BRIEF: Return the lines that follow, exactly as they appear, from the first through the one containing "import numpy as np"; no pictures are to be included.

------ SUPPLIED INFORMATION ------

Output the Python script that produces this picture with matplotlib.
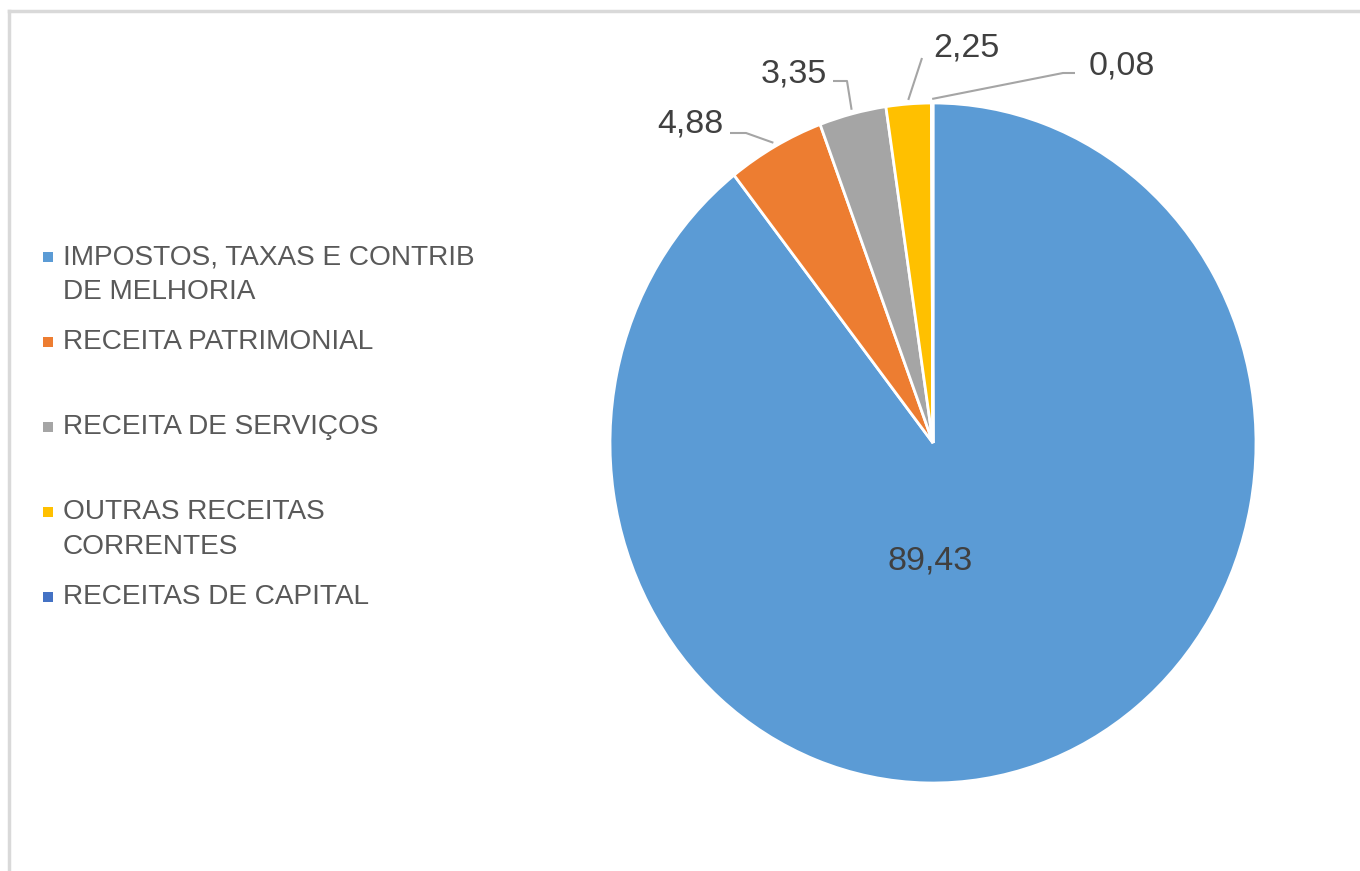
import matplotlib
matplotlib.use("Agg")
import matplotlib.pyplot as plt
from matplotlib.patches import Rectangle
from matplotlib.lines import Line2D
import numpy as np

categories = ["IMPOSTOS, TAXAS E CONTRIB\nDE MELHORIA", "RECEITA PATRIMONIAL",
              "RECEITA DE SERVIÇOS", "OUTRAS RECEITAS\nCORRENTES", "RECEITAS DE CAPITAL"]
values = [89.43, 4.88, 3.35, 2.25, 0.08]
value_labels = ["89,43", "4,88", "3,35", "2,25", "0,08"]
colors = ["#5B9BD5", "#ED7D31", "#A5A5A5", "#FFC000", "#4472C4"]

plt.rcParams['font.family'] = ['Liberation Sans', 'DejaVu Sans']

W, H = 1360, 871
fig = plt.figure(figsize=(W / 100, H / 100), dpi=100)

# axes placement: center (933,443) px, rx=323, ry=340
cx, cy, rx, ry = 933, 443, 323, 340
lim = 1.25
ax = fig.add_axes([(cx - lim * rx) / W, (H - cy - lim * ry) / H,
                   2 * lim * rx / W, 2 * lim * ry / H])
wedges, _ = ax.pie(values, colors=colors, startangle=90, counterclock=False,
                   wedgeprops=dict(edgecolor="white", linewidth=2.0))
ax.set_xlim(-lim, lim)
ax.set_ylim(-lim, lim)
ax.set_aspect('auto')
ax.axis('off')

label_color = "#404040"
line_color = "#A5A5A5"
fs_lab = 24.5

def px(x, y):
    return ((x - cx) / rx, (cy - y) / ry)

# big slice label inside (x center, baseline)
tx, ty = px(930, 570)
ax.text(tx, ty, value_labels[0], ha='center', va='baseline', fontsize=fs_lab, color=label_color)

# outside labels: (text center x / baseline px, leader path px excluding wedge point)
outside = {
    1: ((690, 133), [(730, 133), (746, 133)]),
    2: ((794, 83), [(833, 81), (847, 81)]),
    3: ((966, 57), [(922, 58)]),
    4: ((1122, 75), [(1075, 73), (1063, 73)]),
}
for i, (tc, path) in outside.items():
    w = wedges[i]
    mid = np.deg2rad((w.theta1 + w.theta2) / 2)
    r = 1.012
    wx, wy = r * np.cos(mid), r * np.sin(mid)
    pts = [px(*p) for p in path] + [(wx, wy)]
    xs, ys = zip(*pts)
    ax.plot(xs, ys, color=line_color, lw=1.5, clip_on=False, solid_capstyle='butt')
    tx, ty = px(*tc)
    ax.text(tx, ty, value_labels[i], ha='center', va='baseline', fontsize=fs_lab,
            color=label_color, clip_on=False)

# legend (manual, Excel-like)
legend_color = "#595959"
fs_leg = 20.2
marker_y = [257, 342, 427, 512, 597]
line_gap = 35
for i, cat in enumerate(categories):
    y0 = marker_y[i]
    fig.patches.append(Rectangle(((43) / W, (H - y0 - 5) / H), 10 / W, 10 / H,
                                 transform=fig.transFigure, facecolor=colors[i],
                                 edgecolor='none'))
    for j, line in enumerate(cat.split("\n")):
        fig.text(63 / W, (H - (y0 + j * line_gap)) / H, line, ha='left', va='center',
                 fontsize=fs_leg, color=legend_color)

# chart frame (partially visible)
frame_c = "#D9D9D9"
fig.add_artist(Line2D([9 / W, 9 / W], [0, (H - 11) / H], color=frame_c, lw=2.5,
                      transform=fig.transFigure))
fig.add_artist(Line2D([9 / W, 1], [(H - 11) / H, (H - 11) / H], color=frame_c, lw=2.5,
                      transform=fig.transFigure))

fig.savefig("out.png", dpi=100, facecolor="white")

------

RESULT BELOW:
Output the Python script that produces this picture with matplotlib.
import matplotlib
matplotlib.use("Agg")
import matplotlib.pyplot as plt
from matplotlib.patches import Rectangle
from matplotlib.lines import Line2D
import numpy as np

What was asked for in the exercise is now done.